# Calculating limits - general question

• Sep 26th 2010, 08:26 AM
Kakariki
Calculating limits - general question
Hey!
I encountered a question in my homework that was: "Evaluate the limit, if it exists".
$\displaystyle limit as x approaches 2 \frac{x^2 - x + 6}{x-2}$
It is not possible to factor out the denominator of this equation. I tried dividing (x-2) into the equation and got a solution of x+1R8.

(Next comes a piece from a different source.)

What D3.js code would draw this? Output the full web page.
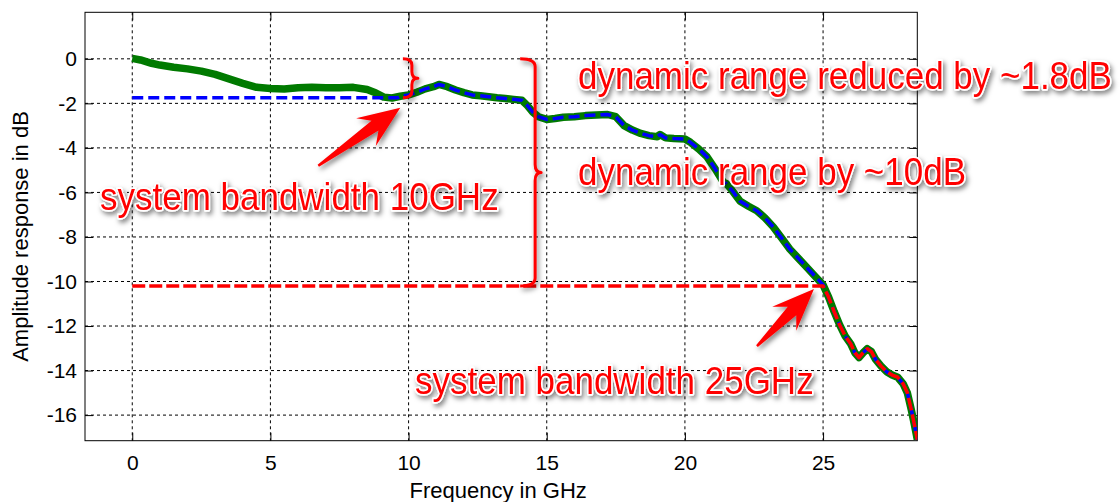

My question is: if I can't factor out the denominator of a rational equation, and the limit is asking where that equation would have the denominator at 0 (in the example 2) does this mean the limit does not exist?

I hope I made sense in my question.

Thanks!
• Sep 26th 2010, 08:32 AM
Plato
Yes, it means exactly that. The limit does not exist.

BTW
$$\displaystyle\lim _{x \to 2} \frac{{x^2 - 2x + 6}}{{x - 2}}$$ gives $\displaystyle \displaystyle\lim _{x \to 2} \frac{{x^2 - 2x + 6}}{{x - 2}}$.
• Sep 26th 2010, 10:13 AM
Quote:

Originally Posted by Kakariki
Hey!
I encountered a question in my homework that was: "Evaluate the limit, if it exists".

$\displaystyle \displaystyle\lim_{x \to 2}\frac{x^2 - x + 6}{x-2}$

It is not possible to factor out the denominator of this equation. I tried dividing (x-2) into the equation and got a solution of x+1R8.

My question is: if I can't factor out the denominator of a rational equation, and the limit is asking where that equation would have the denominator at 0 (in the example 2) does this mean the limit does not exist?

I hope I made sense in my question.

Thanks!

You could simplify the fraction a little to

$\displaystyle \displaystyle\frac{x^2-x+6}{x-2}=\frac{x^2-x-2+8}{x-2}=\frac{(x-2)(x+1)+8}{x-2}$

$\displaystyle =\displaystyle\frac{(x-2)(x+1)}{x-2}+\frac{8}{x-2}$

Hence the limit doesn't exist as the second fraction approaches $\displaystyle \pm\infty$ as x approaches 2.
• Sep 27th 2010, 02:58 AM
HallsofIvy
Since you titled this "general question", here is a "general" answer.

To find the limit $\displaystyle \displaystyle\lim_{x\to a}\frac{P(x)}{Q(x)}$, first try just putting x= a. If Q(a) is not 0, the limit is just $\displaystyle \frac{P(a)}{Q(a)}$ (even if P(x)= 0). If Q(a)= 0 but P(a) is NOT 0, then the limit does not exist. If both P(a) and Q(a) are 0, then both P(a) and Q(a) must have a factor of x- a which can be cancelled.